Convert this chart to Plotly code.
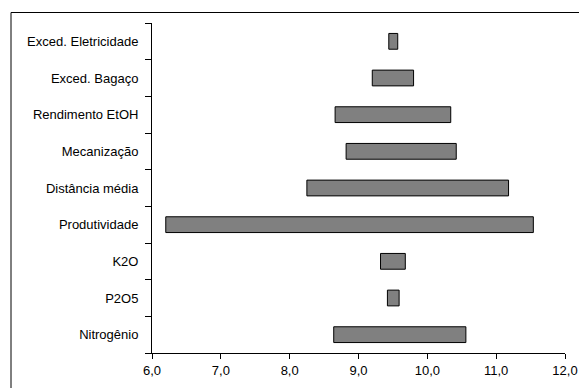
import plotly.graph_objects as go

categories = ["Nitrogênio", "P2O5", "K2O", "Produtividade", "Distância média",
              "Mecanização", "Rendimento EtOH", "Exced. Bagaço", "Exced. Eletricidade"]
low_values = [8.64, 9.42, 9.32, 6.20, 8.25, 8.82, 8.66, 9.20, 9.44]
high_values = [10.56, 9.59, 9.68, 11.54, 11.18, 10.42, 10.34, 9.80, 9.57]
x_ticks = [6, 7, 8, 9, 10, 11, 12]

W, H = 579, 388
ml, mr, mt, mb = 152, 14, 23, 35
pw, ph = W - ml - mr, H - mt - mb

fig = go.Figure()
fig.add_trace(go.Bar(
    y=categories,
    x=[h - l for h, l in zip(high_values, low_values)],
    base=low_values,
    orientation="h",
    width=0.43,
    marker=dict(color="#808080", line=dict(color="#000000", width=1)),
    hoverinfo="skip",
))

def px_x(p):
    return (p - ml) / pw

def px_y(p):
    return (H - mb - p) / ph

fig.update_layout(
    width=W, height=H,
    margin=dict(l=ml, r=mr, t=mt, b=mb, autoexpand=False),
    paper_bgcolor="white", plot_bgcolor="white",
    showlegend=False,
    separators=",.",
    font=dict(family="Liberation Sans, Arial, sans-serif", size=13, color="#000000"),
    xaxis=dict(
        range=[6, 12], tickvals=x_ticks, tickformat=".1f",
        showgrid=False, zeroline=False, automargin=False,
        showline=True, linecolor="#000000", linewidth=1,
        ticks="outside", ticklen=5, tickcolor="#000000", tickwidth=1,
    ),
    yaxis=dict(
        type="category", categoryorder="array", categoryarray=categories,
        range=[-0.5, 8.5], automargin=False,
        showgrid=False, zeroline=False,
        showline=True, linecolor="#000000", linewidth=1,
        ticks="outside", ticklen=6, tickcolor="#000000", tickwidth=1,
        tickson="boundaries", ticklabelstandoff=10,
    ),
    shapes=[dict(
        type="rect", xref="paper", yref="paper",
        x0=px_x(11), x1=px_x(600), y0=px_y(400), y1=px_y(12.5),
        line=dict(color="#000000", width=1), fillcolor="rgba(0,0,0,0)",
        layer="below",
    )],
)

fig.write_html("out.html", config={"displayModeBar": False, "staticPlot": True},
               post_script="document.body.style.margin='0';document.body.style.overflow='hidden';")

Your goal :: Print, exactly as written, the lines above from the first one to the one containing "import plotly.graph_objects as go". Leave out pictures.

Output ::
Convert this chart to Plotly code.
import plotly.graph_objects as go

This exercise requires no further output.